Jasmine (Thai Hom Mali)
What it is
A long, slightly shorter and plumper grain than basmati, soft and faintly clingy when cooked, with a glossy, slightly moist finish. Hom mali means "jasmine fragrance" in Thai. It does not elongate dramatically the way basmati does.
How it's made
The premier Thai version, Khao Hom Mali, is grown chiefly in Thailand's northeastern (Isan) and northern provinces, harvested once a year, and traded fresh — the opposite of basmati's aging tradition, because jasmine's appeal is its tender freshness. Thailand operates an official grading system; "Thai Hom Mali Rice" with the green certification mark guarantees a minimum proportion of true jasmine grain and provenance.
Flavor profile
Sweet, milky, floral-popcorn aroma (again 2AP), gentle taste, and a soft, moist, lightly cohesive bite. Lower amylose than basmati makes it cling just enough to be eaten neatly with a spoon or fork.
Culinary uses
The default table rice across mainland Southeast Asia and the ideal foundation for saucy stir-fries and curries, where slight clinginess helps it carry sauce without going to paste. Amylose ~15–18% (low-intermediate). Water ratio ~1:1.25 to 1:1.5; cooks in ~12–15 minutes by absorption. Not soaked.
Regional variations
Thai grading distinguishes new-crop from older stock and grades by broken-grain percentage and purity. Cambodia produces award-winning jasmine (Phka Rumduol) that has repeatedly won "World's Best Rice." Vietnam grows large volumes of jasmine-type rice for export at lower price points. Within Thailand, single-origin Hom Mali from Surin and Roi Et is treated like a terroir product.
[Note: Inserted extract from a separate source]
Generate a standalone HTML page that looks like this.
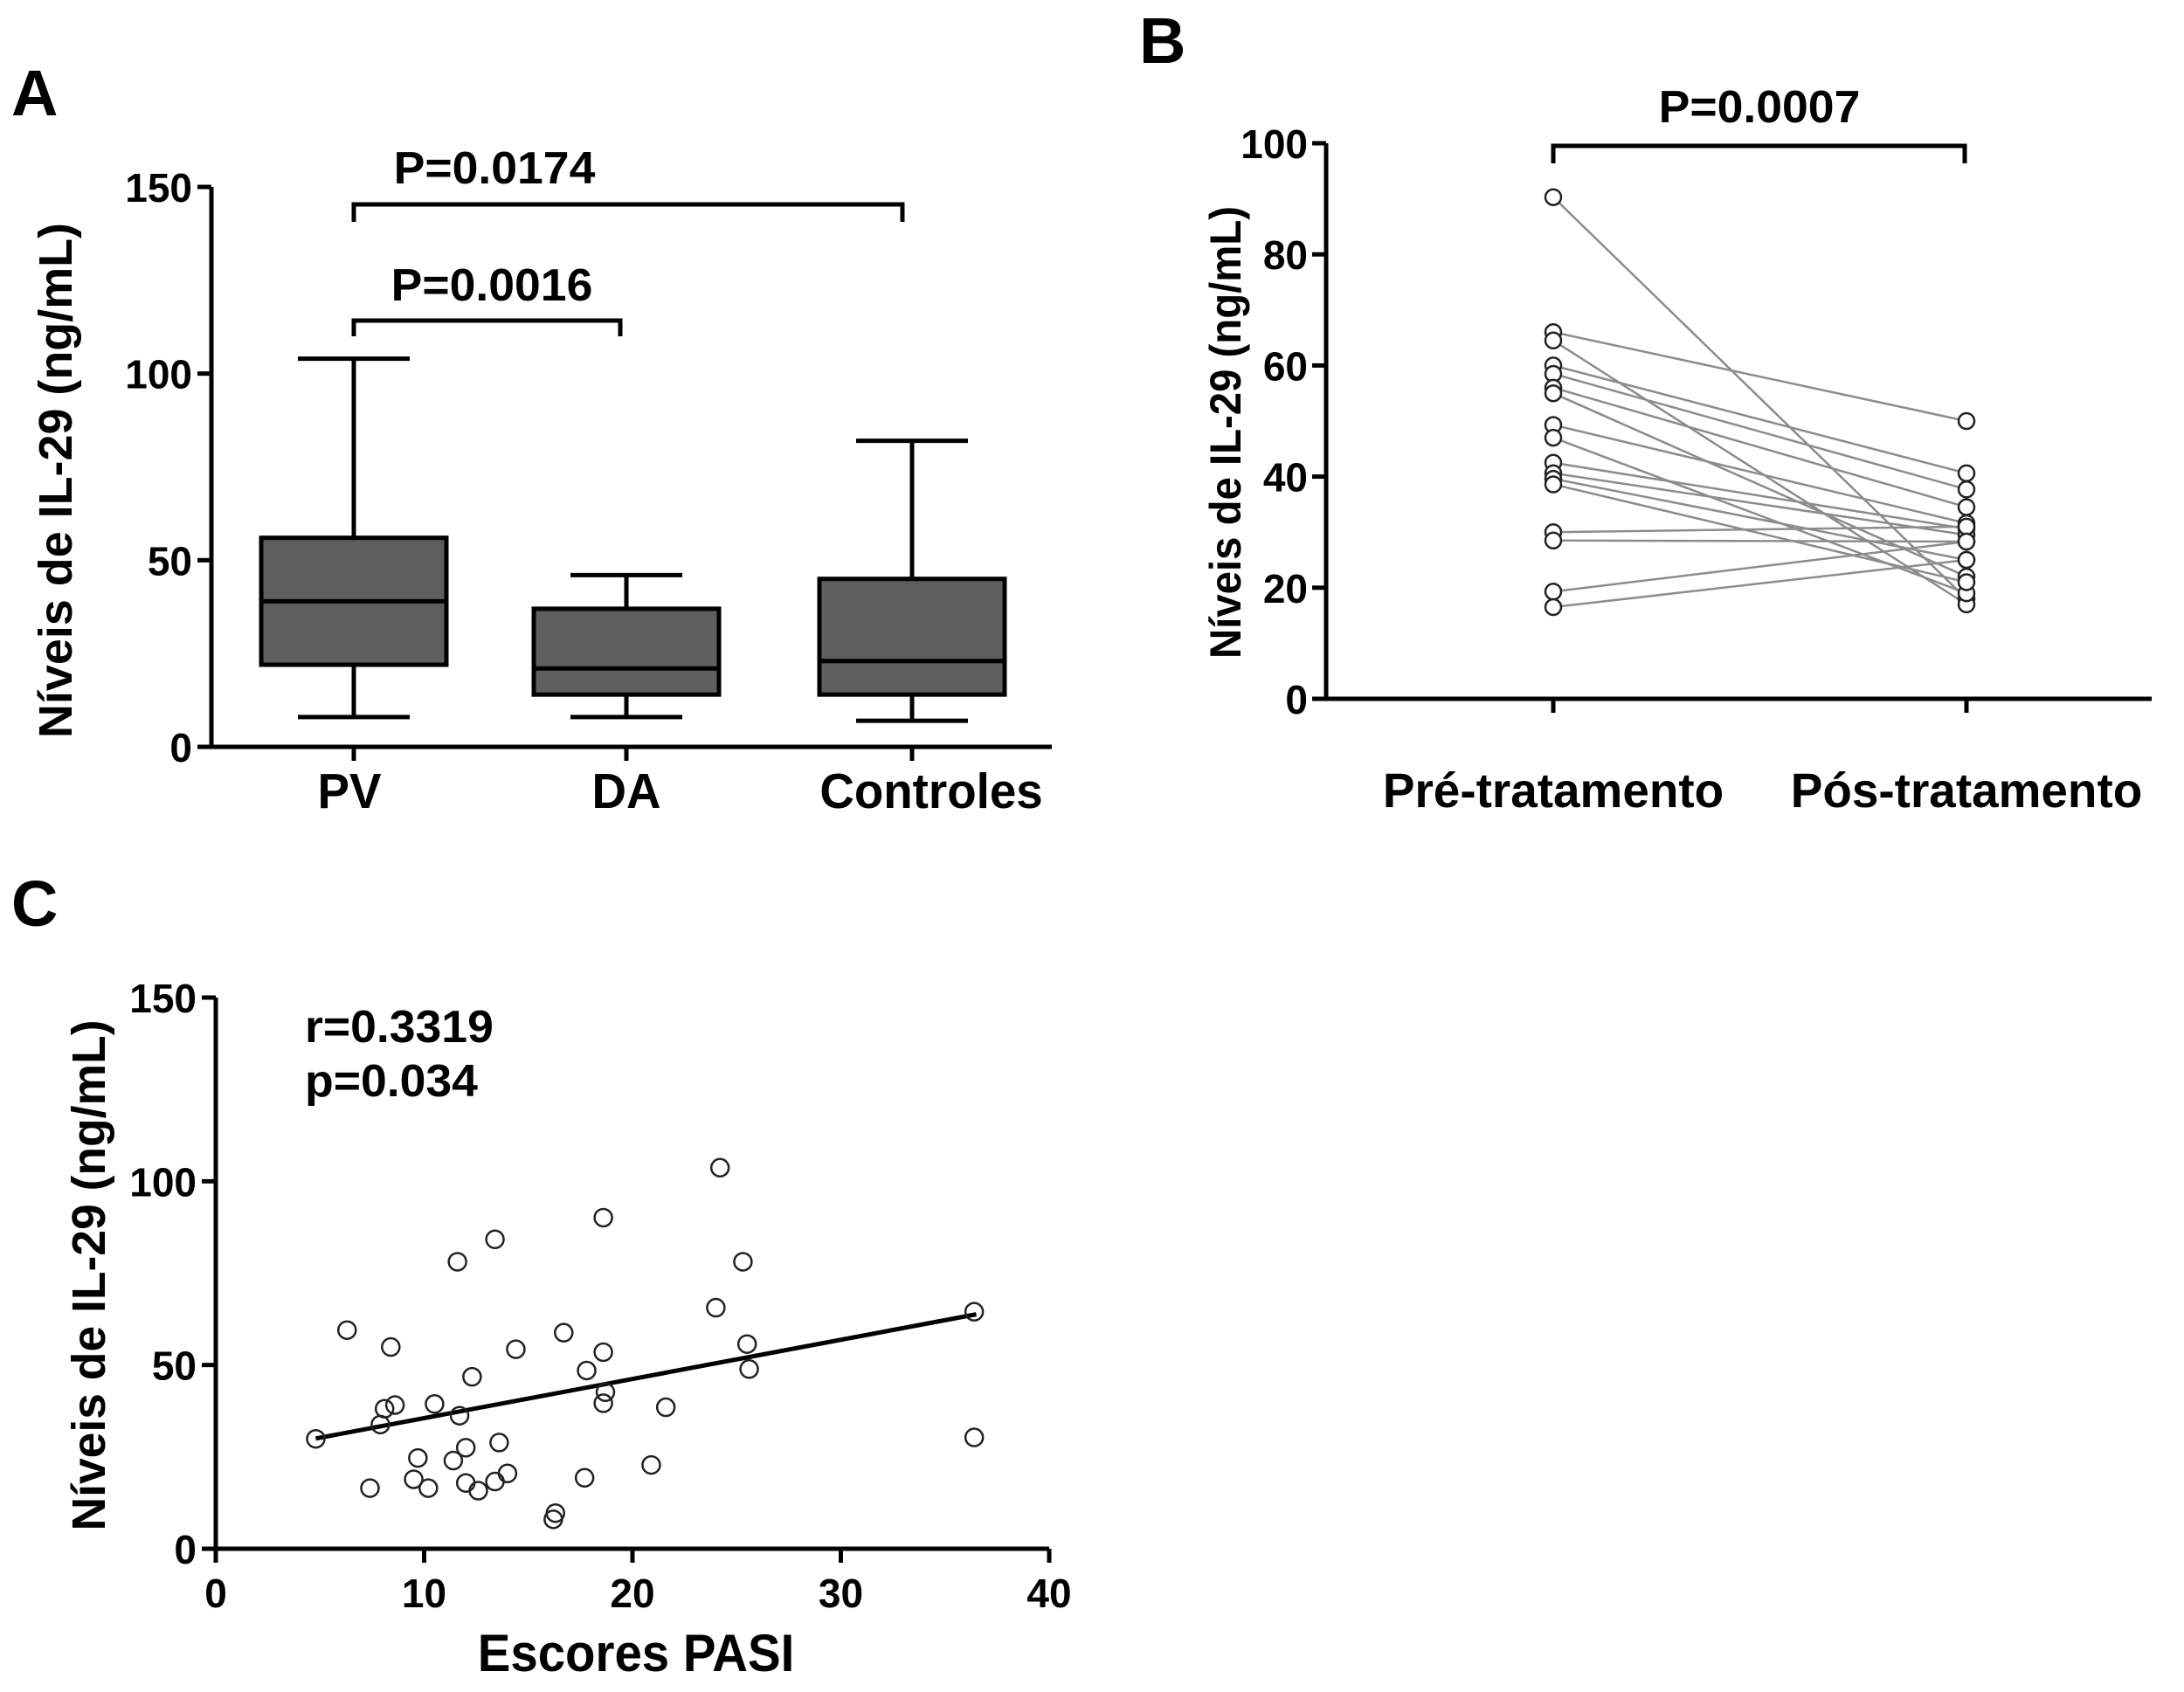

Cultural & historical context
Jasmine rice was selected from Thai landraces and formally released as cultivar KDML 105 in 1959, becoming a pillar of Thai national identity and one of the country's signature exports. It anchors the everyday Thai meal, where rice is so central that the common greeting and the word for "to eat" both reference it (kin khao, "eat rice").
Reference notes
Tags: `long-grain`, `aromatic`, `low-amylose`, `2AP`, `Southeast-Asian`, `graded`. Related ingredients: coconut milk, lemongrass, galangal, fish sauce, Thai basil. Related cuisines: Thai, Cambodian, Lao (table use), Vietnamese. Suggested links: Basmati, Pandan-Scented Rice, Thai Sticky Rice, Vietnamese Fragrant Rice. Cannot substitute: basmati (too dry and separate for a coconut curry), risotto rice (wrong starch behavior).